This task was performed as a part of an academic assignment wherein the task was to Perform Topic modeling on a social media corpus like Twitter or Reddit by using any python library. The topic modeling is done using LDA and NMF models.
Datset
the dataset can be accessed using Dataset or in the repository under the name climate.csv
A gist of what i did…
Import the necessary libraries.
Read the dataset.
Used functions like info(), shape, describe(), unique() to know more about the dataframe.
The dataframe contains redundant tweets as well. This implies that our dataframe contains retweets.
So, next we add a separate column for retweets.
Used sum() on this column to find out that there are 773 retweets.
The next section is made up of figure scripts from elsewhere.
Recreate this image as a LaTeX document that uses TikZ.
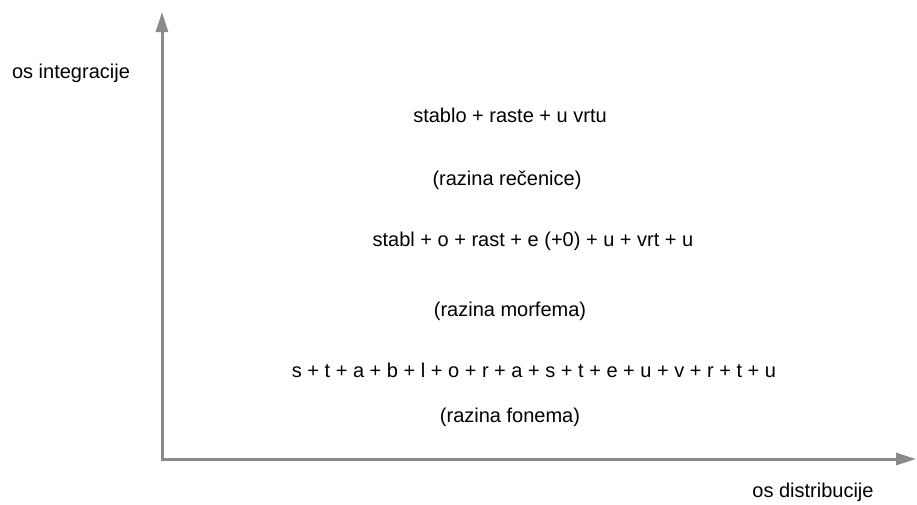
\documentclass[tikz,border=0pt]{standalone}
\usepackage{fontspec}
\setmainfont{Liberation Sans}
\usetikzlibrary{arrows.meta}
\definecolor{axisgray}{HTML}{8A8A8A}
\begin{document}
\begin{tikzpicture}[x=1pt,y=-1pt,
  axis/.style={draw=axisgray,line width=3pt,-{Triangle[length=20pt,width=12pt]}},
  lbl/.style={font=\fontsize{20}{24}\selectfont,text=black,inner sep=0pt,anchor=center}]
  \useasboundingbox (0,0) rectangle (917,504);
  % axes
  \coordinate (origin) at (162,459);
  \coordinate (ytip) at (162,12);
  \coordinate (xtip) at (916,459);
  \draw[axis] ([yshift=1.5pt]origin) -- (ytip);
  \draw[axis] ([xshift=-1.5pt]origin) -- (xtip);
  % axis labels
  \node[lbl] (ylab) at (71,73) {os integracije};
  \node[lbl] (xlab) at (813,492) {os distribucije};
  % levels
  \node[lbl] (sent)  at (510,115) {stablo + raste + u vrtu};
  \node[lbl] (sentl) at (507,180) {(razina rečenice)};
  \node[lbl] (morph) at (533,241) {stabl + o + rast + e (+0) + u + vrt + u};
  \node[lbl] (morphl) at (510,311) {(razina morfema)};
  \node[lbl] (phon)  at (534,370) {s + t + a + b + l + o + r + a + s + t + e + u + v + r + t + u};
  \node[lbl] (phonl) at (510,417) {(razina fonema)};
\end{tikzpicture}
\end{document}
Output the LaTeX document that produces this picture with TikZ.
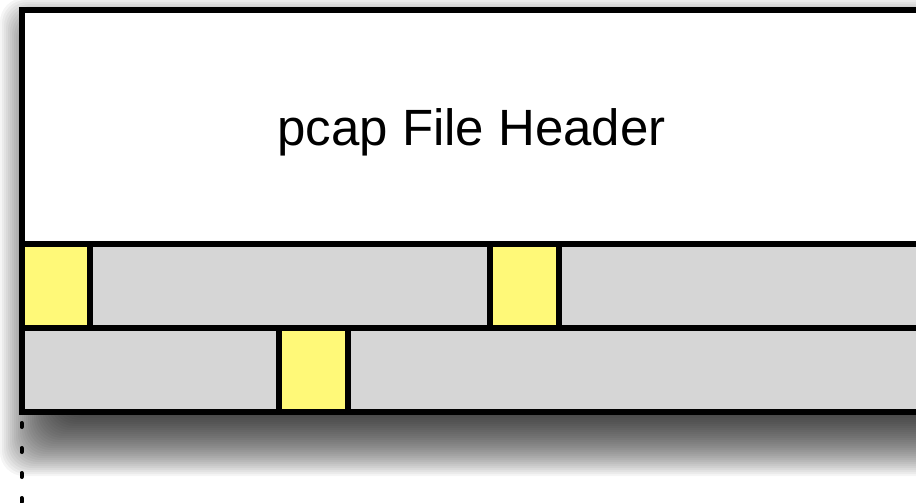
\documentclass[tikz,border=0pt]{standalone}
\usepackage{fontspec}
\setmainfont{Liberation Sans}
\usetikzlibrary{positioning}
\definecolor{cellgray}{RGB}{214,214,214}
\definecolor{cellyellow}{RGB}{255,249,120}

\begin{document}
\begin{tikzpicture}[x=1pt,y=-1pt,node distance=0pt,
  frame/.style={fill=white,draw,line width=5.5pt,anchor=north west,inner sep=0pt,outer sep=0pt},
  cell/.style={draw,line width=5.5pt,anchor=north west,minimum height=84pt,inner sep=0pt,outer sep=0pt},
  gap/.style={cell,fill=cellgray},
  rechdr/.style={cell,fill=cellyellow,minimum width=69pt},
  softshade/.style={fill=black,fill opacity=0.04,rounded corners=24pt},
  tail/.style={line width=4pt,line cap=round,dash pattern=on 4pt off 21pt}]

  \useasboundingbox (0,0) rectangle (916,503);
  \clip (0,0) rectangle (916,503);

  % soft shadow under the whole file
  \foreach \i in {0,...,39}
    \fill[softshade] (0+2*\i,-2+2*\i) rectangle (990,476-2*\i);

  \node[frame,minimum width=899pt,minimum height=234pt,text depth=0pt,
    font=\fontsize{51}{60}\selectfont] (header) at (22,10) {pcap File Header};

  % first row of records
  \node[rechdr,minimum width=68pt] (r1a) at (header.south west) {};
  \node[gap,minimum width=400pt] (r1b) [right=of r1a] {};
  \node[rechdr] (r1c) [right=of r1b] {};
  \node[gap,minimum width=362pt] (r1d) [right=of r1c] {};

  % second row of records
  \node[gap,minimum width=257pt] (r2a) at (r1a.south west) {};
  \node[rechdr] (r2b) [right=of r2a] {};
  \node[gap,minimum width=573pt] (r2c) [right=of r2b] {};

  \coordinate (tailtop) at ([xshift=-0.5pt,yshift=-11pt]r2a.south west);
  \coordinate (tailend) at ([xshift=-0.5pt,yshift=-110pt]r2a.south west);
  \draw[tail] (tailtop) -- (tailend);
\end{tikzpicture}
\end{document}
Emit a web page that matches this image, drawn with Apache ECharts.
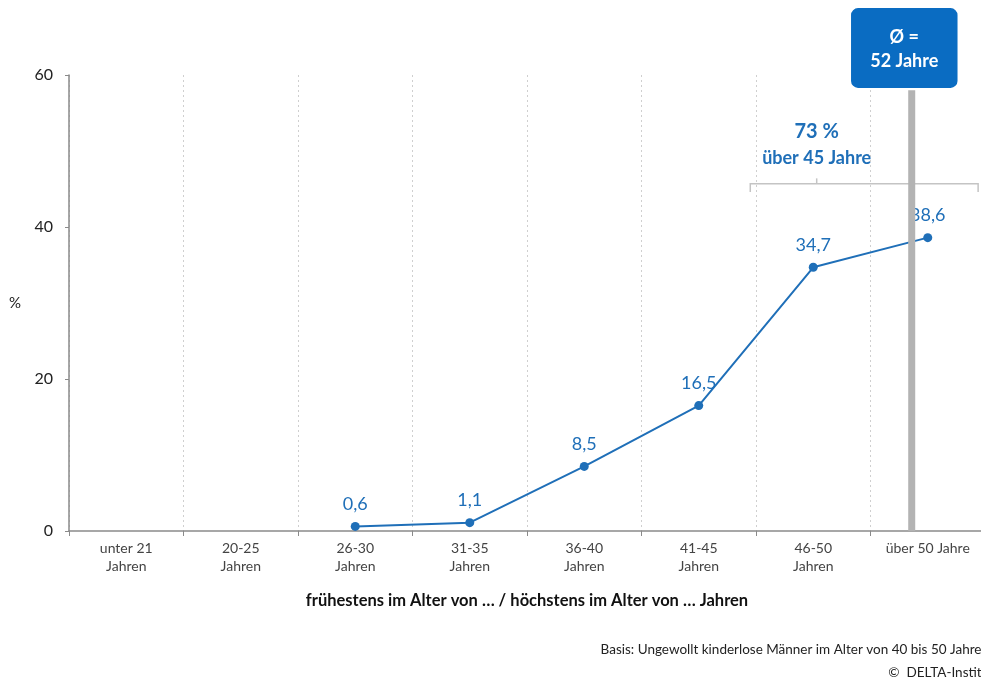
<!DOCTYPE html>
<html><head><meta charset="utf-8">
<script src="https://cdn.jsdelivr.net/npm/echarts@6/dist/echarts.min.js"></script>
<style>html,body{margin:0;padding:0;background:#fff;overflow:hidden}#c{width:1000px;height:679px}</style>
</head><body><div id="c"></div>
<script>
const categories = ['unter 21\nJahren','20-25\nJahren','26-30\nJahren','31-35\nJahren','36-40\nJahren','41-45\nJahren','46-50\nJahren','über 50 Jahre'];
const values = [null, null, 0.6, 1.1, 8.5, 16.5, 34.7, 38.6];
const labels = ['', '', '0,6', '1,1', '8,5', '16,5', '34,7', '38,6'];
const yTicks = [0, 20, 40, 60];
// annotation positions in category-index units (0..8) and value units
const avgPos = [7.36];          // Ø 52 Jahre
const avgBarTop = [58];
const avgBox = [6.83, 7.76, 58.3, 68.8];
const bracket = [5.95, 7.94, 45.7, 44.6, 6.53, 46.4];
const bracketText = ['73 %', 'über 45 Jahre'];
const bracketTextY = [52.6, 49.1];

const BLUE = '#1f6fb8';
const FONT = 'Lato, "Open Sans", sans-serif';
const chart = echarts.init(document.getElementById('c'));
chart.setOption({
  animation: false,
  textStyle: { fontFamily: FONT },
  grid: { left: 69, top: 75, height: 456, width: 916, containLabel: false },
  xAxis: [{
    type: 'category', data: categories, boundaryGap: true,
    name: 'frühestens im Alter von … / höchstens im Alter von … Jahren',
    nameLocation: 'middle', nameGap: 61,
    nameTextStyle: { fontSize: 16.5, fontWeight: 'bold', color: '#111', fontFamily: FONT },
    axisLine: { lineStyle: { color: '#8a8a8a', width: 1.5 } },
    axisTick: { show: true, alignWithLabel: false, length: 5, lineStyle: { color: '#8a8a8a' } },
    axisLabel: { fontSize: 14, color: '#444', lineHeight: 18, margin: 8, fontFamily: FONT, interval: 0 },
    splitLine: { show: true, lineStyle: { color: '#cfcfcf', type: [2, 3], width: 1 } }
  }, {
    type: 'value', min: 0, max: 8, show: false
  }],
  yAxis: {
    type: 'value', min: yTicks[0], max: yTicks[yTicks.length - 1], interval: 20,
    name: '%', nameLocation: 'middle', nameRotate: 0, nameGap: 48,
    nameTextStyle: { fontSize: 15, color: '#222', fontFamily: FONT, padding: [8, 0, 0, 0] },
    axisLine: { show: true, lineStyle: { color: '#8a8a8a', width: 1.5 } },
    axisTick: { show: true, length: 4, lineStyle: { color: '#8a8a8a' } },
    axisLabel: { fontSize: 16, color: '#222', margin: 16, fontFamily: FONT },
    splitLine: { show: false }
  },
  series: [{
    type: 'line', xAxisIndex: 0, data: values,
    symbol: 'circle', symbolSize: 9,
    lineStyle: { color: BLUE, width: 2 },
    itemStyle: { color: BLUE },
    label: {
      show: true, position: 'top', distance: 9, fontSize: 18, color: BLUE, fontFamily: FONT,
      formatter: p => labels[p.dataIndex]
    },
    z: 3
  }]
});

function px(x, y) { return chart.convertToPixel({ xAxisIndex: 1, yAxisIndex: 0 }, [x, y]); }
const barTop = px(avgPos[0], avgBarTop[0]);
const barBot = px(avgPos[0], 0);
const b1 = px(avgBox[0], avgBox[3]);
const b2 = px(avgBox[1], avgBox[2]);
const bl = px(bracket[0], bracket[2]);
const br = px(bracket[1], bracket[2]);
const blEnd = px(bracket[0], bracket[3]);
const bc = px(bracket[4], bracket[2]);
const bcTop = px(bracket[4], bracket[5]);
const t1 = px(bracket[4], bracketTextY[0]);
const t2 = px(bracket[4], bracketTextY[1]);
const GRAY = '#c4c4c4';
chart.setOption({
  graphic: [
    { type: 'rect', z: 100, shape: { x: barTop[0] - 3.5, y: barTop[1], width: 7, height: barBot[1] - barTop[1] }, style: { fill: '#b3b3b3' } },
    { type: 'rect', z: 101, shape: { x: b1[0], y: b1[1], width: b2[0] - b1[0], height: b2[1] - b1[1], r: 7 }, style: { fill: '#0a6cc2' } },
    { type: 'text', z: 102, style: { x: (b1[0] + b2[0]) / 2, y: b1[1] + 29, text: 'Ø =', fill: '#fff', fontSize: 18, fontWeight: 'bold', fontFamily: FONT, align: 'center', verticalAlign: 'middle' } },
    { type: 'text', z: 102, style: { x: (b1[0] + b2[0]) / 2, y: b1[1] + 53, text: '52 Jahre', fill: '#fff', fontSize: 18, fontWeight: 'bold', fontFamily: FONT, align: 'center', verticalAlign: 'middle' } },
    { type: 'polyline', z: 50, shape: { points: [[blEnd[0], blEnd[1]], [bl[0], bl[1]], [br[0], br[1]], [br[0], blEnd[1]]] }, style: { stroke: GRAY, lineWidth: 1.5, fill: null } },
    { type: 'line', z: 50, shape: { x1: bc[0], y1: bc[1], x2: bcTop[0], y2: bcTop[1] }, style: { stroke: GRAY, lineWidth: 1.5 } },
    { type: 'text', z: 50, style: { x: t1[0], y: t1[1], text: bracketText[0], fill: BLUE, fontSize: 20, fontWeight: 'bold', fontFamily: FONT, align: 'center', verticalAlign: 'middle' } },
    { type: 'text', z: 50, style: { x: t2[0], y: t2[1], text: bracketText[1], fill: BLUE, fontSize: 18, fontWeight: 'bold', fontFamily: FONT, align: 'center', verticalAlign: 'middle' } },
    { type: 'text', z: 50, style: { x: 989, y: 650, text: 'Basis: Ungewollt kinderlose Männer im Alter von 40 bis 50 Jahren', fill: '#222', fontSize: 13.5, fontFamily: FONT, align: 'right', verticalAlign: 'middle' } },
    { type: 'text', z: 50, style: { x: 994, y: 673, text: '©  DELTA-Institut', fill: '#222', fontSize: 13.5, fontFamily: FONT, align: 'right', verticalAlign: 'middle' } }
  ]
});
</script>
</body></html>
Using group by found out 10 most repeating tweets.
Plotted histogram of tweet counts.
Made new columns for retweeted usernames, mentioned usernames and hashtags.
Made a new dataframe hashtags_list_df which contains the rows from the hashtag columns where there are actually hashtags.
Created a dataframe flattened_hashtags_df where each use of hashtag gets its own row.
Made a new dataframe popular_hashtags which stores the count of appearances of each hashtag.
Plotted these popular hashtags using barplot.
Repeated similar steps (10 - 13) for mentioned usernames and retweeted usernames.
Made a new dataframe which checks columns to encode presence of hashtags.
Calculated the correlation matrix and plotted it using heatmap.
Defined a function to clean_tweet to clean the tweets from punctuations, usernames etc. and added a new column in the dataframe with the same name.
Used count vectorizer to transform text to vector form.
Used LDA model on the counter vectorized dataframe.
Made a function display_topics which displays the topic words and the corresponding word weights.
Used NMF model on the counter vectorized dataframe.
Used function display_topics to display the table.